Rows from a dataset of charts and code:
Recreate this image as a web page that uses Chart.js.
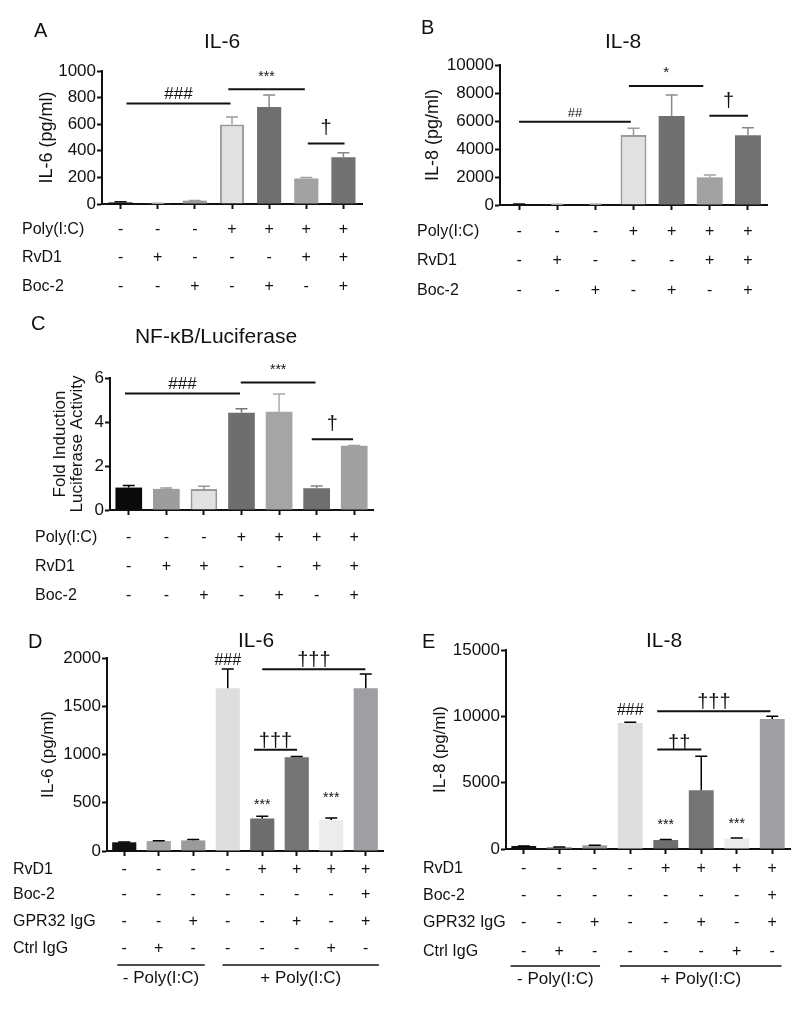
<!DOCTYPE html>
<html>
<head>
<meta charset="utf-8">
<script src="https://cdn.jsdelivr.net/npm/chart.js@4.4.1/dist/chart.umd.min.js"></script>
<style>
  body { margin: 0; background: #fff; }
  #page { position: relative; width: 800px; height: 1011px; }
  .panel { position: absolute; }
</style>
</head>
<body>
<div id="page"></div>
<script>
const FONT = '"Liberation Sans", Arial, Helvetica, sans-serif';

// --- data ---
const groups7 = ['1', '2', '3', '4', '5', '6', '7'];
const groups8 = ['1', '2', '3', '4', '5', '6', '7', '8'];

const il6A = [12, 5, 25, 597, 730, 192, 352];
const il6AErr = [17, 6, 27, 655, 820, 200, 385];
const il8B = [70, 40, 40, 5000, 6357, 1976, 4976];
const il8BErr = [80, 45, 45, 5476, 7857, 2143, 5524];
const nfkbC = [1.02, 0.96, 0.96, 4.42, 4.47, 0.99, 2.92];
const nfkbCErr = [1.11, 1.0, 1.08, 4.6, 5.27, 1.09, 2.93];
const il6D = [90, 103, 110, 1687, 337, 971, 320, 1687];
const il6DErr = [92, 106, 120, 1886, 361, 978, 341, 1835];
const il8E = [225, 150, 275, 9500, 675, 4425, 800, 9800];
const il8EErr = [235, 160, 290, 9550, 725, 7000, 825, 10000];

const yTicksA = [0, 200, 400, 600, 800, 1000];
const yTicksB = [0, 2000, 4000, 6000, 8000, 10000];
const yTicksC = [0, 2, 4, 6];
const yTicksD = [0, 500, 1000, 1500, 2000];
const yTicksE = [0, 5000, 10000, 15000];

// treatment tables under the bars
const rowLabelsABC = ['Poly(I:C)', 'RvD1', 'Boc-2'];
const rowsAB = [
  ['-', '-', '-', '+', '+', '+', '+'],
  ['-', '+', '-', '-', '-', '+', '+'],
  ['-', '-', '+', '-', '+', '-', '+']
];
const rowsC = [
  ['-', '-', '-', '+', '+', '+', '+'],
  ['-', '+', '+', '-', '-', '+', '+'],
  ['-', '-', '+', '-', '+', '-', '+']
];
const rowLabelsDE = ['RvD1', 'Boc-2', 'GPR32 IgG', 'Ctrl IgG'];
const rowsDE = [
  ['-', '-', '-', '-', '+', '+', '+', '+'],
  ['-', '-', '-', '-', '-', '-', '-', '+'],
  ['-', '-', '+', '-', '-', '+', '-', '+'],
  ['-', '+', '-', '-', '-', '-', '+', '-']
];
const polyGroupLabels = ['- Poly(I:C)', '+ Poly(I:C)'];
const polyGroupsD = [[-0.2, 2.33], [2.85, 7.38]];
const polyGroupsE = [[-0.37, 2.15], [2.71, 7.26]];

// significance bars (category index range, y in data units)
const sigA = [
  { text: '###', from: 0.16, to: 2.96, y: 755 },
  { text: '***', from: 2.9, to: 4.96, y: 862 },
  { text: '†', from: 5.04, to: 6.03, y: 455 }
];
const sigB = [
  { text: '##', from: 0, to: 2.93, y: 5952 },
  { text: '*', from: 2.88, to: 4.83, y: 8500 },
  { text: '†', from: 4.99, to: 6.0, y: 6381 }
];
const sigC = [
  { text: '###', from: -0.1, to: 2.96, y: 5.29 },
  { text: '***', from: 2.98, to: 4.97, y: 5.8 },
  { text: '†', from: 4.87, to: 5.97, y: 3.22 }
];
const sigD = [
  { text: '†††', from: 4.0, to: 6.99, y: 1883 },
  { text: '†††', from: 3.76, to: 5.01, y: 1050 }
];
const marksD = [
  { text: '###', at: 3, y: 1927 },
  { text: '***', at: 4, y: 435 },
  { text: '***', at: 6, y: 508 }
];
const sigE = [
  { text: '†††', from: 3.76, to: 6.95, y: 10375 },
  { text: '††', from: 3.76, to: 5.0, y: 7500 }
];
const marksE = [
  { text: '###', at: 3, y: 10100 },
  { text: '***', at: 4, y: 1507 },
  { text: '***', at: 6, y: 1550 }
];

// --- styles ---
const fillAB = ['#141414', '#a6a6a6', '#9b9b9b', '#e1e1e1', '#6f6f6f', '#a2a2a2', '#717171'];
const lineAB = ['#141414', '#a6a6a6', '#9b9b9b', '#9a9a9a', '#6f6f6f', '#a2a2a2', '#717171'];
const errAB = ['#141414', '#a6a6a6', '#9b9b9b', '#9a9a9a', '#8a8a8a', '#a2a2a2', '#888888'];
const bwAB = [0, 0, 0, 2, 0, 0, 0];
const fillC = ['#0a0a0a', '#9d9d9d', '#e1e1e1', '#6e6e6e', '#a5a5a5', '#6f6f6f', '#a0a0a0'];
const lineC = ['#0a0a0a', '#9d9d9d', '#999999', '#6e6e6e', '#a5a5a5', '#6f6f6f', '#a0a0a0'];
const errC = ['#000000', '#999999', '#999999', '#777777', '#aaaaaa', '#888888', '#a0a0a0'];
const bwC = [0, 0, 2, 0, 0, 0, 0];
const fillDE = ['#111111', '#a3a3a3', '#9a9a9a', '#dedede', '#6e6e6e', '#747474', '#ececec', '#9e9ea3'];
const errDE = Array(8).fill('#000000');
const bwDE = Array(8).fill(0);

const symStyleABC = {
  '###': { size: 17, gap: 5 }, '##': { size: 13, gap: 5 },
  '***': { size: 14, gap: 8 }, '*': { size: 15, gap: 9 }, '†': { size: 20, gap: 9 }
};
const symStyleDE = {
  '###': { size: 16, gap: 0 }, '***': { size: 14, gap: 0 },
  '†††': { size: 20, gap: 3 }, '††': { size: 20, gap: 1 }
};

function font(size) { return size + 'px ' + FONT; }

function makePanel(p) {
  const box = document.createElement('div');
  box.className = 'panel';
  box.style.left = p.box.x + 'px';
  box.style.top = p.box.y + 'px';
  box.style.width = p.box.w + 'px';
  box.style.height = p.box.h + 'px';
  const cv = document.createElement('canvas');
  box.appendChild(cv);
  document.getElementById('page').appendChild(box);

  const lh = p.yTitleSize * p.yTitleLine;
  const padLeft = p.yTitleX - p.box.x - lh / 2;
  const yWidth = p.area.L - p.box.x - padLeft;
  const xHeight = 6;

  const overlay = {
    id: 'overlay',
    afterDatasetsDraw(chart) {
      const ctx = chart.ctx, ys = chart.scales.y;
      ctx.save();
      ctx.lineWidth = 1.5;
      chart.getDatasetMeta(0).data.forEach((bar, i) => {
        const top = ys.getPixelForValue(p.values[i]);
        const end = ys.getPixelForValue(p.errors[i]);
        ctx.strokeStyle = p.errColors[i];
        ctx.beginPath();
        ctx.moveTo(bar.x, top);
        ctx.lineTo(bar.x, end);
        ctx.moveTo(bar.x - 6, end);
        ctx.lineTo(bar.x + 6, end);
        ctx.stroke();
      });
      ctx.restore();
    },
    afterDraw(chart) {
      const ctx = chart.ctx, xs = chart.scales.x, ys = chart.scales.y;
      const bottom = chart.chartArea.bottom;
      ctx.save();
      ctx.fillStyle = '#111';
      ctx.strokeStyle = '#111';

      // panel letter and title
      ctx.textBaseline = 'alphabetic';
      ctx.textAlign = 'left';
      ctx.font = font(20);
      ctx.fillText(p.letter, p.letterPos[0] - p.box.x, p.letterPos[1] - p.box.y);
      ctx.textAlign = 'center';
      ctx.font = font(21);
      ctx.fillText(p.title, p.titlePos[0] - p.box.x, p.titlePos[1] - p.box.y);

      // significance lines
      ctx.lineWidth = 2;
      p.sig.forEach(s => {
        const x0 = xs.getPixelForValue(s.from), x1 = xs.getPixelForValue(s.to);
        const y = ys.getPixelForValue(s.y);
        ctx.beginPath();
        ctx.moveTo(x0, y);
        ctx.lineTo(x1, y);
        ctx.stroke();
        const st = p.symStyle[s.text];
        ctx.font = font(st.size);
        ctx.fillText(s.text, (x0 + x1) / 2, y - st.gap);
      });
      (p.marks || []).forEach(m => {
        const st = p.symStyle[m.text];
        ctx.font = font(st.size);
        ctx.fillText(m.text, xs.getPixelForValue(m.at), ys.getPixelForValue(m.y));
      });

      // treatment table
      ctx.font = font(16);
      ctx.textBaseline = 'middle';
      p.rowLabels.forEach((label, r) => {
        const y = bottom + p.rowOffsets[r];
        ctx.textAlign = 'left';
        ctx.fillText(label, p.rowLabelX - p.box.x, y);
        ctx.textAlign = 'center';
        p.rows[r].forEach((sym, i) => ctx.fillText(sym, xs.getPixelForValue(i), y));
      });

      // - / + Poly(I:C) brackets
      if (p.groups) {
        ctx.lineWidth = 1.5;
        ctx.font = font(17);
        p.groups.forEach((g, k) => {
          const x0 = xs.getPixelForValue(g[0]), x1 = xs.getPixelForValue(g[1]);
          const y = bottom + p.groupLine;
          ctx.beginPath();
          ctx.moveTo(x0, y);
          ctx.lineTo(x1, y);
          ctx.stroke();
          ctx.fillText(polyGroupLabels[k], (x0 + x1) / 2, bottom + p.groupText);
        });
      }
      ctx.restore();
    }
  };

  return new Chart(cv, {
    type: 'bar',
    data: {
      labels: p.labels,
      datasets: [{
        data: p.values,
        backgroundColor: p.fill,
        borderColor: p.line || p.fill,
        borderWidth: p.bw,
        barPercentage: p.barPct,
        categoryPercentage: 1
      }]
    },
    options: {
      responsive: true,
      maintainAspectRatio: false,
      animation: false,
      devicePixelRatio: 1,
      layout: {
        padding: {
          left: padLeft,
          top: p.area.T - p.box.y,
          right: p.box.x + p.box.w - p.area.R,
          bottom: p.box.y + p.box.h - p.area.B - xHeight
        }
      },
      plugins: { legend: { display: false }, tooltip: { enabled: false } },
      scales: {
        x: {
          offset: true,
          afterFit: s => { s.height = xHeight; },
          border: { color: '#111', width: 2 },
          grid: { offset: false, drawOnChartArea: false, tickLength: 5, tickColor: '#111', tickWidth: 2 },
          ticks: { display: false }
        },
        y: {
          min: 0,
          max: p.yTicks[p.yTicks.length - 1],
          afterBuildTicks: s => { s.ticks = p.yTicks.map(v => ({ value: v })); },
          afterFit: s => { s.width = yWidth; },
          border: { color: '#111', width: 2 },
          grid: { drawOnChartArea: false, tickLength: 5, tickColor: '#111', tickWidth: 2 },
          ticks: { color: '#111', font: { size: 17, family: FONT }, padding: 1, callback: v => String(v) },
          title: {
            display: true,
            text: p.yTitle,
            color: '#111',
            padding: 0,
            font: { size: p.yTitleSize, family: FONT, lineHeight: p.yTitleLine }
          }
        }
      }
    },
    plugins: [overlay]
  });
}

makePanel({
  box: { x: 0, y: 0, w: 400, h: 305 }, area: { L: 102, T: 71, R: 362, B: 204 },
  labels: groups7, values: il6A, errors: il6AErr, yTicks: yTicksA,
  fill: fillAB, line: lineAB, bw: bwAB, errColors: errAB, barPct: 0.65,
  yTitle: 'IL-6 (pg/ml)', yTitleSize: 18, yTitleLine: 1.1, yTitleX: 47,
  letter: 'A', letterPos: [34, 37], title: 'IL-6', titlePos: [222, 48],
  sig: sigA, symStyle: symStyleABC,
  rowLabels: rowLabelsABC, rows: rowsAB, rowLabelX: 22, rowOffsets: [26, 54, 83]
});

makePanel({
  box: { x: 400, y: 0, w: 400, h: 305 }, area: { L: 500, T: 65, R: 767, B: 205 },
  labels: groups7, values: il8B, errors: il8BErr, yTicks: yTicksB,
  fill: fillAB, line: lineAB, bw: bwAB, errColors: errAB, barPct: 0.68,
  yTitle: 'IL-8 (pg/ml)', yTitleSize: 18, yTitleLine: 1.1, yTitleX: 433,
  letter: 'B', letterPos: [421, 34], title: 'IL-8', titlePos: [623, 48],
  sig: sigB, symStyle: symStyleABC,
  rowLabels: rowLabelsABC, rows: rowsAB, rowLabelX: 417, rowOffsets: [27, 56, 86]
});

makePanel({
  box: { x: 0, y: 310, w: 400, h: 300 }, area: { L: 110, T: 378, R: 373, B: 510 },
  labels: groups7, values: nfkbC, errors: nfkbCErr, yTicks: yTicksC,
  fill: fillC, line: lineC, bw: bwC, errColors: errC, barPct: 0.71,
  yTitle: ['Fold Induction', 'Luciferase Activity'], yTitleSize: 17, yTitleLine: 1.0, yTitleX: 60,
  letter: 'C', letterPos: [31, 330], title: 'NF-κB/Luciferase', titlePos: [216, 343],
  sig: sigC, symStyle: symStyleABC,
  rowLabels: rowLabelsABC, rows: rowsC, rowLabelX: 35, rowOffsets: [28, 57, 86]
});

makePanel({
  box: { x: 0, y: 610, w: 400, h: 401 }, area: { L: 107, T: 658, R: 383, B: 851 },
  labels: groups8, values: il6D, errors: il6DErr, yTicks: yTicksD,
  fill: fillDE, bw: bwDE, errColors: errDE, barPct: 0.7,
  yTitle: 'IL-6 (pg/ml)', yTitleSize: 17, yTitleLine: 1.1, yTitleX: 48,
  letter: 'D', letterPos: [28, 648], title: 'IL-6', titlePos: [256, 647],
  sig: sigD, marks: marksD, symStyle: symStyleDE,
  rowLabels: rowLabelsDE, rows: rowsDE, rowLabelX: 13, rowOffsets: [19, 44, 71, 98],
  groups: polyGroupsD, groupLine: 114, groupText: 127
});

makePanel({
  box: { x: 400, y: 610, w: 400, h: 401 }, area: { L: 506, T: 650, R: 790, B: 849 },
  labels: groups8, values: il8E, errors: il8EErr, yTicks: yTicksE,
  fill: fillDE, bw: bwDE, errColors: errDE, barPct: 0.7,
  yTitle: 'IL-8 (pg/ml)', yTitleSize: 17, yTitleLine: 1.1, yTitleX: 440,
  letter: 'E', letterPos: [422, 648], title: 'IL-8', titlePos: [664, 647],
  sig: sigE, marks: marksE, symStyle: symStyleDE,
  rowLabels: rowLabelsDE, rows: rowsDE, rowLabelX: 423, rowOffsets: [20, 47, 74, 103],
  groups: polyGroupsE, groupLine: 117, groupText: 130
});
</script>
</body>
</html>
--
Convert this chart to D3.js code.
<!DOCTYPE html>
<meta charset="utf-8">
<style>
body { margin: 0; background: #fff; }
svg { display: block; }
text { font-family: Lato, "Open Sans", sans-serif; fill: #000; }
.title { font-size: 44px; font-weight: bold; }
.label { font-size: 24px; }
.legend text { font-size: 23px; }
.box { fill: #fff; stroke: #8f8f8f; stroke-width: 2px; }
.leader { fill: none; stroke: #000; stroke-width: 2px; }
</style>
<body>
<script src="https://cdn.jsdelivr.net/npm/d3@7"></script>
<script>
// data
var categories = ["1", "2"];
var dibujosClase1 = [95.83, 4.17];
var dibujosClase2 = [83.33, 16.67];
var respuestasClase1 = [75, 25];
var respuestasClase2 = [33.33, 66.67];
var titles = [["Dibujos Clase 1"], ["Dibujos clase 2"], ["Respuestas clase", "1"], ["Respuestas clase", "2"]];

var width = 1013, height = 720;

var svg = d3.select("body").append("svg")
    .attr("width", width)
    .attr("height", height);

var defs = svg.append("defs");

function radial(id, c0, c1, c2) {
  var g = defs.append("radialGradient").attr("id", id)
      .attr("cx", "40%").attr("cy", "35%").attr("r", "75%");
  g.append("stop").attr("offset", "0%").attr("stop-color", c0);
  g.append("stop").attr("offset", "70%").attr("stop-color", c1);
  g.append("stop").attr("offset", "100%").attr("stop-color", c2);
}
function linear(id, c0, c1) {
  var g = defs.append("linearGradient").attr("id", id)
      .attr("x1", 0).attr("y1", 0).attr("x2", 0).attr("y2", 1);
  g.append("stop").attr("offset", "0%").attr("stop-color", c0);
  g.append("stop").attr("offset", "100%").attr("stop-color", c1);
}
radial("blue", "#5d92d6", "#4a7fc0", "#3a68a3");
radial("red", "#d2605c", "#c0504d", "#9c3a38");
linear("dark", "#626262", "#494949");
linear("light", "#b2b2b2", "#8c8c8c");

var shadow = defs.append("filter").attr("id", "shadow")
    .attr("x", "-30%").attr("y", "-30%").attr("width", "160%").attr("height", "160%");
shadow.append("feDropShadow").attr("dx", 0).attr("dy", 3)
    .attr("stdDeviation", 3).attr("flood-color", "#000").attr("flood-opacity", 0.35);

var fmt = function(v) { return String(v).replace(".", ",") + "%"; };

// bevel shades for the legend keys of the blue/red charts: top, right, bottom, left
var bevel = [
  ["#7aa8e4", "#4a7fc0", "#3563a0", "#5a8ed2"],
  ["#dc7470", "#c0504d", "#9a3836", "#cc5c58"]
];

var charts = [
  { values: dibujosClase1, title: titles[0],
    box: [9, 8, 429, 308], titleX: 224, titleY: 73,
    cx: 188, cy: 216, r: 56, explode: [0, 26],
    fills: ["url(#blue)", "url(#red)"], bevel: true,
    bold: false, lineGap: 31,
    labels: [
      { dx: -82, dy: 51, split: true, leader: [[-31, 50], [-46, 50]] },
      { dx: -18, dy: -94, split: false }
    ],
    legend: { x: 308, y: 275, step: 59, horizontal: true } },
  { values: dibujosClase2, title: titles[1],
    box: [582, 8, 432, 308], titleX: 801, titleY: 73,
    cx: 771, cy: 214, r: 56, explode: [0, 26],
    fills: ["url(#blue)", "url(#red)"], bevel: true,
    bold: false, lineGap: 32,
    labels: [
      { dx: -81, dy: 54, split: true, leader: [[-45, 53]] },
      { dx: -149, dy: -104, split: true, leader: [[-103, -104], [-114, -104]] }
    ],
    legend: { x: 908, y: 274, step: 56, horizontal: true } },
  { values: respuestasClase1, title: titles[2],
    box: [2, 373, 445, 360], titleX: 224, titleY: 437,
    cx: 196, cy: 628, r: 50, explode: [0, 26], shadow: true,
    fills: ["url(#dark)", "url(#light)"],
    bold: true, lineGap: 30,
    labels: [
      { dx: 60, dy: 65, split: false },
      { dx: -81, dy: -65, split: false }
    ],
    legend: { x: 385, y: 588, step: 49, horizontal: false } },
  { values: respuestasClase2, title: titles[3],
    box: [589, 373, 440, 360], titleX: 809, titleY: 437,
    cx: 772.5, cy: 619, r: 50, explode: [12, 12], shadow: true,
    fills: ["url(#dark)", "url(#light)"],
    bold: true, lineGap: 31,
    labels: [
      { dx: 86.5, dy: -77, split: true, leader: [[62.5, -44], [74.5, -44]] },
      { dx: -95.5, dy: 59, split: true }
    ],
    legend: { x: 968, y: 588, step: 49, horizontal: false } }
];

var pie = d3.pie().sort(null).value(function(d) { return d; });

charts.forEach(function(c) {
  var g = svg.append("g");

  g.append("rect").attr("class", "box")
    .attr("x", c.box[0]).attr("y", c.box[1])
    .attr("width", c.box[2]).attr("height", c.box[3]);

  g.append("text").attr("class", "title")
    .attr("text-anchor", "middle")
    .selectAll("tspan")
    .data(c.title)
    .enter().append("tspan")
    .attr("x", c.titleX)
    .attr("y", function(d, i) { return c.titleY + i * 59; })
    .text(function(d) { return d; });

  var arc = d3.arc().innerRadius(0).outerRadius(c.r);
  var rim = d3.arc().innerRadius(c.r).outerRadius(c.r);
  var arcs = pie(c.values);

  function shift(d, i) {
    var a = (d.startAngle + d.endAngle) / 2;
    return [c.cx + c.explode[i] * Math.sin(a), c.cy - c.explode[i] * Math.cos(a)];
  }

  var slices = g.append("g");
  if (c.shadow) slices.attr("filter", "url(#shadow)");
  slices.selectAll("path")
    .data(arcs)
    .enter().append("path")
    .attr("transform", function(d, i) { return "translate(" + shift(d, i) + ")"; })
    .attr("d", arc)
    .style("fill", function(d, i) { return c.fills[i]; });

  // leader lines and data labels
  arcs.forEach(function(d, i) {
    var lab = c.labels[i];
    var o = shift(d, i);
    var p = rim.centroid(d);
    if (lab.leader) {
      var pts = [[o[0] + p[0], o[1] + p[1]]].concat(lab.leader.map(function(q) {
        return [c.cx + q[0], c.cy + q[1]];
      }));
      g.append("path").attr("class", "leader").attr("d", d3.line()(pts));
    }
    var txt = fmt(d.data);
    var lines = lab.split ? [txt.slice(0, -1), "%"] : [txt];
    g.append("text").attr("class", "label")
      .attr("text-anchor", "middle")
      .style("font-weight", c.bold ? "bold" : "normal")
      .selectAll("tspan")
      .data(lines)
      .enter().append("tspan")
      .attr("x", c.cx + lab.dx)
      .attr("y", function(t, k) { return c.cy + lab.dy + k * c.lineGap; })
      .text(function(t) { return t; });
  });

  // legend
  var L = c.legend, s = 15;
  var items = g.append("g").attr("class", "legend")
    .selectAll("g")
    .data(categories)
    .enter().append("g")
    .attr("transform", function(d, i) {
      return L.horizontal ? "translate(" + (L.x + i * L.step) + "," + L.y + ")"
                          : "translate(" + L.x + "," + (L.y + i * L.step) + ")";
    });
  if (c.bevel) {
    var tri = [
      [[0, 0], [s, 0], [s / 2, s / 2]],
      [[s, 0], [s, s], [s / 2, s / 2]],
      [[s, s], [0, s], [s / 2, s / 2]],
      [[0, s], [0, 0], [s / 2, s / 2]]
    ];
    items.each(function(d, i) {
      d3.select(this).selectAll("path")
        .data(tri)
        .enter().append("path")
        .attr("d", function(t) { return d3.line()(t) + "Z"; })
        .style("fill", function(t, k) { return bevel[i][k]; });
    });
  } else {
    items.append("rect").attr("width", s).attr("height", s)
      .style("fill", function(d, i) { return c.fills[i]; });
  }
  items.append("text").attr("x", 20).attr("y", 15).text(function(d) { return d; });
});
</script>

** What the task requires **
Across the records, count the lines holding the string "page". Give the number and stop.

** Answer below **
4